The crowd-pleasing hit "Cold One," was a ballad with booming drums. "That's Damn Rock & Roll" featured a cocaine lyric, dub bass, pounding drums and a female backup singer going toe to toe with Church a la Lynyrd Skynyrd. "Country Music Jesus" sounded like Merle Haggard-meets-Alabama in a bad-ass rock 'n' roll band (during which the drummer's riser rose high above the rest of the band). Kid Rock would have loved to have called that tune his own. Or Hank Williams Jr.

But Church is really more like the Boss than like Bocephus. It's no coincidence that Church's biggest hit was "Springsteen." In concert, Eric shares certain qualities with Bruce, chiefly passion, intensity and ambition.

Church also borrows a few ideas from the Boss, including a song title "Wrecking Ball," though this ballad was a love song not a social commentary. And the recent country chart-topper "Give Me Back My Hometown" sounded like a Springsteen tune performed by Keith Urban. Yes, Church can sing tenor.

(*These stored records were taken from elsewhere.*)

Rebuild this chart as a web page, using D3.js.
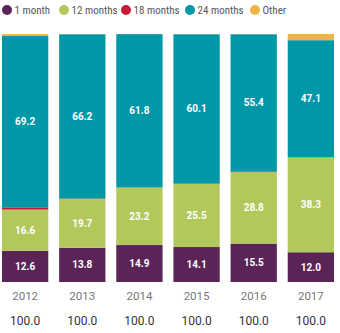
<!DOCTYPE html>
<html><head><meta charset="utf-8">
<script src="https://cdn.jsdelivr.net/npm/d3@7/dist/d3.min.js"></script>
<style>body{margin:0;background:#fff}svg{display:block}</style>
</head><body><svg id="c" width="340" height="333"></svg>
<script>
const years = ["2012","2013","2014","2015","2016","2017"];
const seriesNames = ["1 month","12 months","18 months","24 months","Other"];
const oneMonth = [12.6, 13.8, 14.9, 14.1, 15.5, 12.0];
const twelveMonths = [16.6, 19.7, 23.2, 25.5, 28.8, 38.3];
const eighteenMonths = [0.9, 0.2, 0.05, 0.2, 0.2, 0.1];
const twentyFourMonths = [69.2, 66.2, 61.8, 60.1, 55.4, 47.1];
const other = [0.7, 0.1, 0.05, 0.1, 0.1, 2.5];
const totals = ["100.0","100.0","100.0","100.0","100.0","100.0"];
const colors = ["#5a2456","#b2c85a","#c81937","#0097a7","#efb443"];
const showLabel = [true, true, false, true, false];

const rows = years.map((y,i)=>({year:y, "1 month":oneMonth[i], "12 months":twelveMonths[i],
  "18 months":eighteenMonths[i], "24 months":twentyFourMonths[i], "Other":other[i]}));
const stack = d3.stack().keys(seriesNames)(rows);

const svg = d3.select("#c");
const x = d3.scaleBand().domain(years).range([2,334]).paddingInner(0.19).paddingOuter(0);
const y = d3.scaleLinear().domain([0,100]).range([282,34]);

const g = svg.append("g");
stack.forEach((s,si)=>{
  g.selectAll(null).data(s).enter().append("rect")
    .attr("x", d=>x(d.data.year)).attr("width", x.bandwidth())
    .attr("y", d=>y(d[1])).attr("height", d=>y(d[0])-y(d[1]))
    .attr("fill", colors[si]);
  if(showLabel[si]){
    g.selectAll(null).data(s).enter().append("text")
      .attr("x", d=>x(d.data.year)+x.bandwidth()/2)
      .attr("y", d=>(y(d[0])+y(d[1]))/2)
      .attr("dy","0.35em").attr("text-anchor","middle")
      .attr("fill","#fff").attr("font-family","Roboto, sans-serif")
      .attr("font-weight","bold").attr("font-size","10px")
      .text(d=>(d[1]-d[0]).toFixed(1));
  }
});

// year axis
const ax = svg.append("g").attr("transform","translate(0,282)")
  .call(d3.axisBottom(x).tickSize(0).tickPadding(10));
ax.select(".domain").remove();
ax.selectAll("text").attr("font-family","Roboto, sans-serif").attr("font-size","11.5px").attr("fill","#777");

// totals row
svg.append("g").selectAll("text").data(years).enter().append("text")
  .attr("x", d=>x(d)+x.bandwidth()/2).attr("y",321).attr("dy","0.35em")
  .attr("text-anchor","middle").attr("font-family","Roboto, sans-serif")
  .attr("font-size","12px").attr("fill","#333")
  .text((d,i)=>totals[i]);

// legend
const legX = [7, 64, 126, 190, 255];
const leg = svg.append("g").selectAll("g").data(seriesNames).enter().append("g")
  .attr("transform",(d,i)=>`translate(${legX[i]},10)`);
leg.append("circle").attr("r",5).attr("fill",(d,i)=>colors[i]);
leg.append("text").attr("x",7.5).attr("dy","0.35em")
  .attr("font-family","'Liberation Sans Narrow', 'Roboto Condensed', Roboto, sans-serif")
  .attr("font-size","11px").attr("fill","#555").text(d=>d);
</script></body></html>
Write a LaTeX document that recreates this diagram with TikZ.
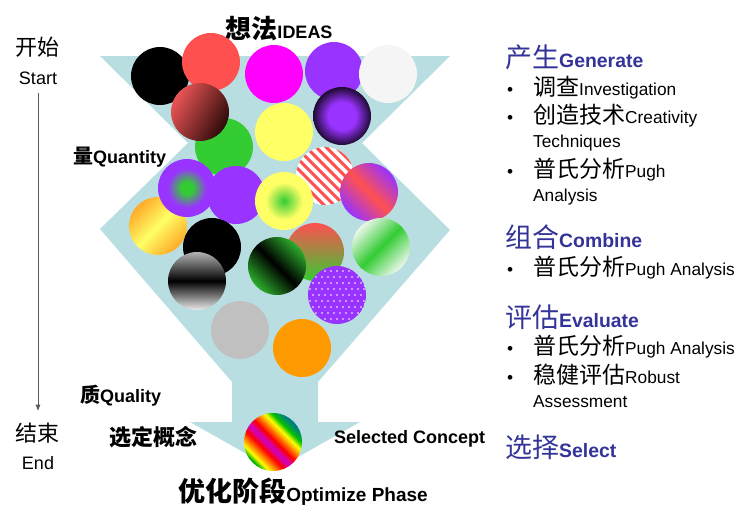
\documentclass[tikz,border=0pt]{standalone}
\usepackage{fontspec}
\setmainfont{Liberation Sans}
\newfontfamily\cjk{Noto Sans CJK SC}
\usetikzlibrary{arrows.meta}

\definecolor{funnel}{RGB}{185,222,226}
\definecolor{headblue}{RGB}{51,51,153}
\definecolor{salmon}{RGB}{255,80,80}
\definecolor{fuchsia}{RGB}{255,0,255}
\definecolor{vio}{RGB}{153,51,255}
\definecolor{grn}{RGB}{51,204,51}
\definecolor{ylw}{RGB}{255,255,102}
\definecolor{org}{RGB}{255,153,0}
\definecolor{silver}{RGB}{192,192,192}
\definecolor{snow}{RGB}{245,245,245}
\definecolor{ballred}{RGB}{235,85,85}
\definecolor{maroon}{RGB}{45,10,10}
\definecolor{amber}{RGB}{255,170,40}
\definecolor{mint}{RGB}{236,247,236}

\newcommand\zh[2][23]{{\cjk\fontsize{#1}{#1}\selectfont #2}}
\newcommand\bul{\makebox[26pt][l]{\textbullet}}

\pgfdeclareradialshading{purplecore}{\pgfpoint{0bp}{0bp}}{%
  color(0bp)=(vio); color(12bp)=(vio); color(25bp)=(vio!20!black); color(50bp)=(vio!20!black)}
\pgfdeclareradialshading{greencore}{\pgfpoint{0bp}{0bp}}{%
  color(0bp)=(grn); color(5bp)=(grn); color(17bp)=(vio); color(50bp)=(vio)}
\pgfdeclareradialshading{limecore}{\pgfpoint{0bp}{0bp}}{%
  color(0bp)=(grn); color(16bp)=(ylw); color(50bp)=(ylw)}
\pgfdeclarehorizontalshading{rainbow}{100bp}{%
  color(0bp)=(green!50!black); color(26bp)=(green!70!black); color(30bp)=(yellow);
  color(35bp)=(orange); color(40bp)=(red); color(46bp)=(magenta!60!violet);
  color(52bp)=(red); color(57bp)=(orange); color(62bp)=(yellow);
  color(67bp)=(green!75!black); color(73bp)=(teal); color(100bp)=(teal)}

\begin{document}
\begin{tikzpicture}[
  x=1pt, y=-1pt,
  lbl/.style={inner sep=0pt, font=\bfseries\fontsize{18}{18}\selectfont},
  head/.style={anchor=west, inner sep=0pt, text=headblue,
    font=\bfseries\fontsize{19.4}{20}\selectfont},
  item/.style={anchor=west, inner sep=0pt, font=\fontsize{17.3}{18}\selectfont},
  side/.style={inner sep=1pt, font=\fontsize{18}{18}\selectfont},
  timeline/.style={draw=black!65, line width=0.8pt,
    -{Triangle[length=6pt, width=4.5pt]}, shorten <=7pt, shorten >=11pt}
]
  \useasboundingbox (0,0) rectangle (742,507);

  % funnel body
  \fill[funnel] (100,56) -- (450,56) -- (362,143) -- (450,230) -- (318,382)
    -- (318,422) -- (360,422) -- (275,470) -- (190,422) -- (232,422)
    -- (232,382) -- (100,229) -- (188,143) -- cycle;

  % ideas, back to front
  \foreach \x/\y/\c in {160/76/black, 211/62/salmon, 274/74/fuchsia,
                        334/71/vio, 388/74/snow, 224/147/grn, 284/132/ylw}
    \fill[\c] (\x,\y) circle[radius=29pt];
  \shade[top color=ballred, bottom color=maroon, shading angle=60]
    (200,112) circle[radius=29pt];
  \shade[shading=purplecore] (342,116) circle[radius=29pt];
  \begin{scope}
    \clip (325,176) circle[radius=29pt];
    \fill[white] (325,176) circle[radius=29pt];
    \foreach \k in {-6,...,6}
      \draw[salmon, line width=3pt] (285+10*\k,136) -- ++(80,80);
  \end{scope}
  \shade[top color=amber, bottom color=amber, middle color=ylw, shading angle=45]
    (158,226) circle[radius=29pt];
  \fill[vio] (236,195) circle[radius=29pt];
  \shade[shading=greencore] (187,188) circle[radius=29pt];
  \shade[shading=limecore] (284,201) circle[radius=29pt];
  \shade[top color=vio, bottom color=vio, middle color=salmon, shading angle=-45]
    (369,192) circle[radius=29pt];
  \fill[black] (212,247) circle[radius=29pt];
  \shade[top color=salmon, bottom color=grn] (315,252) circle[radius=29pt];
  \shade[top color=mint, bottom color=mint, middle color=grn, shading angle=45]
    (381,247) circle[radius=29pt];
  \shade[top color=black!30, bottom color=black!8, middle color=black]
    (197,281) circle[radius=29pt];
  \shade[top color=grn!85!black, bottom color=grn!85!black, middle color=black,
    shading angle=-45] (277,266) circle[radius=29pt];
  \begin{scope}
    \clip (337,295) circle[radius=29pt];
    \fill[vio] (337,295) circle[radius=29pt];
    \foreach \i in {-5,...,5}
      \foreach \j in {-5,...,5}
        \fill[white] ({337+6*\i+3*mod(\j,2)},{295+6*\j}) circle[radius=0.8pt];
  \end{scope}
  \fill[silver] (240,330) circle[radius=29pt];
  \fill[org] (302,348) circle[radius=29pt];
  \shade[shading=rainbow, shading angle=45] (273,442) circle[radius=29pt];

  % labels round the funnel
  \node[lbl] (ideas) at (279,29) {\zh[26]{想法}IDEAS};
  \node[lbl, anchor=west] (quantity) at (73,157) {\zh[20]{量}Quantity};
  \node[lbl, anchor=west] (quality) at (80,396) {\zh[20]{质}Quality};
  \node[lbl, anchor=west] (xuanding) at (109,437) {\zh[22]{选定概念}};
  \node[lbl, anchor=west] (selected) at (334,439) {Selected Concept};
  \node[lbl] (optimize) at (303,492)
    {\zh[27]{优化阶段}\fontsize{19}{19}\selectfont Optimize Phase};

  % start to end
  \node[side] (kaishi) at (38,47) {\zh[22]{\mdseries 开始}};
  \node[side] (start) at (38,78) {Start};
  \node[side] (jieshu) at (38,433) {\zh[22]{\mdseries 结束}};
  \node[side] (end) at (38,463) {End};
  \draw[timeline] (start) -- (jieshu);

  % phases
  \node[head] (generate) at (505,57) {\zh[27]{\mdseries 产生}Generate};
  \node[item] (investigation) at (507,88) {\bul\zh{调查}Investigation};
  \node[item] (creativity) at (507,116) {\bul\zh{创造技术}Creativity};
  \node[item] (techniques) at (533,143) {Techniques};
  \node[item] (pugh) at (507,170) {\bul\zh{普氏分析}Pugh};
  \node[item] (analysis) at (533,197) {Analysis};
  \node[head] (combine) at (505,237) {\zh[27]{\mdseries 组合}Combine};
  \node[item] (pughcomb) at (507,268) {\bul\zh{普氏分析}Pugh Analysis};
  \node[head] (evaluate) at (505,317) {\zh[27]{\mdseries 评估}Evaluate};
  \node[item] (pugheval) at (507,347) {\bul\zh{普氏分析}Pugh Analysis};
  \node[item] (robust) at (507,375) {\bul\zh{稳健评估}Robust};
  \node[item] (assessment) at (533,402) {Assessment};
  \node[head] (select) at (505,447) {\zh[27]{\mdseries 选择}Select};
\end{tikzpicture}
\end{document}
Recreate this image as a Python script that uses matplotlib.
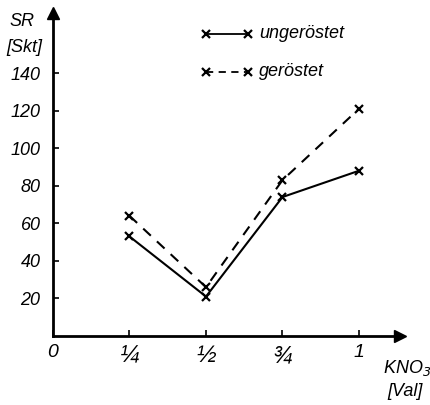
import matplotlib.pyplot as plt
from matplotlib.lines import Line2D

# KNO3 in Val, SR in Skt
kno3 = [0.25, 0.5, 0.75, 1.0]
sr_ungeroestet = [53, 21, 74, 88]
sr_geroestet = [64, 26, 83, 121]

x_ticks = [0, 0.25, 0.5, 0.75, 1.0]
x_ticklabels = ['0', '¼', '½', '¾', '1']
y_ticks = [20, 40, 60, 80, 100, 120, 140]

plt.rcParams['font.family'] = ['Liberation Sans', 'DejaVu Sans']
plt.rcParams['font.style'] = 'italic'

fig = plt.figure(figsize=(4.31, 4.05), dpi=100)
ax = fig.add_axes([53 / 431, 69 / 405, 347 / 431, 323 / 405])

ax.plot(kno3, sr_ungeroestet, color='black', lw=1.5, ls='-',
        marker='x', ms=6, mew=1.6, clip_on=False)
ax.plot(kno3, sr_geroestet, color='black', lw=1.5, ls=(0, (5, 4)),
        marker='x', ms=6, mew=1.6, clip_on=False)

ax.set_xlim(0, 1.134)
ax.set_ylim(0, 172)

for s in ['top', 'right']:
    ax.spines[s].set_visible(False)
for s in ['left', 'bottom']:
    ax.spines[s].set_linewidth(2)

# arrow heads
ax.plot(1, 0, marker='>', ms=9, color='black', transform=ax.transAxes, clip_on=False)
ax.plot(0, 1, marker='^', ms=9, color='black', transform=ax.transAxes, clip_on=False)

ax.set_xticks(x_ticks)
ax.set_xticklabels(x_ticklabels, fontsize=14)
for lbl in ax.get_xticklabels()[1:4]:
    lbl.set_fontsize(17)
ax.set_yticks(y_ticks)
ax.set_yticklabels([str(v) for v in y_ticks], fontsize=13)
ax.tick_params(axis='both', direction='in', length=4, width=1.2)
ax.tick_params(axis='x', pad=6)
ax.tick_params(axis='y', pad=9)

# axis labels
fig.text(22 / 431, 1 - 22 / 405, 'SR', fontsize=13, ha='center', va='center')
fig.text(24 / 431, 1 - 48 / 405, '[Skt]', fontsize=13, ha='center', va='center')
fig.text(407 / 431, 1 - 368 / 405, 'KNO$_3$', fontsize=13, ha='center', va='center',
         math_fontfamily='dejavusans')
fig.text(405 / 431, 1 - 392 / 405, '[Val]', fontsize=13, ha='center', va='center')

# legend drawn by hand
for y, ls, label in [(34, '-', 'ungeröstet'), (72, (0, (4, 3)), 'geröstet')]:
    yf = 1 - y / 405
    fig.add_artist(Line2D([206 / 431, 248 / 431], [yf, yf], color='black', lw=1.3, ls=ls,
                          marker='x', ms=6, mew=1.6, markevery=[0, 1]))
    fig.text(259 / 431, yf, label, fontsize=13, ha='left', va='center')

fig.savefig('out.png', dpi=100)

He may be sentimental (witness the wistful "Springsteen" about reflecting back to a July Saturday night years ago and "These Boots," during which he trotted around with a fan's cowboy boots before autographing them at song's end) but he's no choir boy. As the popular souvenir T-shirts declared: "I Drink, I Smoke, I Go to Eric [bleepin] Church."

Yes, these 19,000 Churchgoers came to party to the rollicking singalong "Drink in My Hand," the growling "Smoke a Little Smoke" and the mesmerizingly swampy "I'm Getting Stoned." It was almost as if Church threw down the gauntlet and challenged: "Party on, Garth!"

A tip of the ball cap to Church for enlisting a country maverick of a different generation, the still-terrific Dwight Yoakam, as opening act. At night's end, Church confessed: "I had a suspicion that this would be a religious experience for you and me." Yes, two high priests of Nashville outsiders made it so. Amen to that.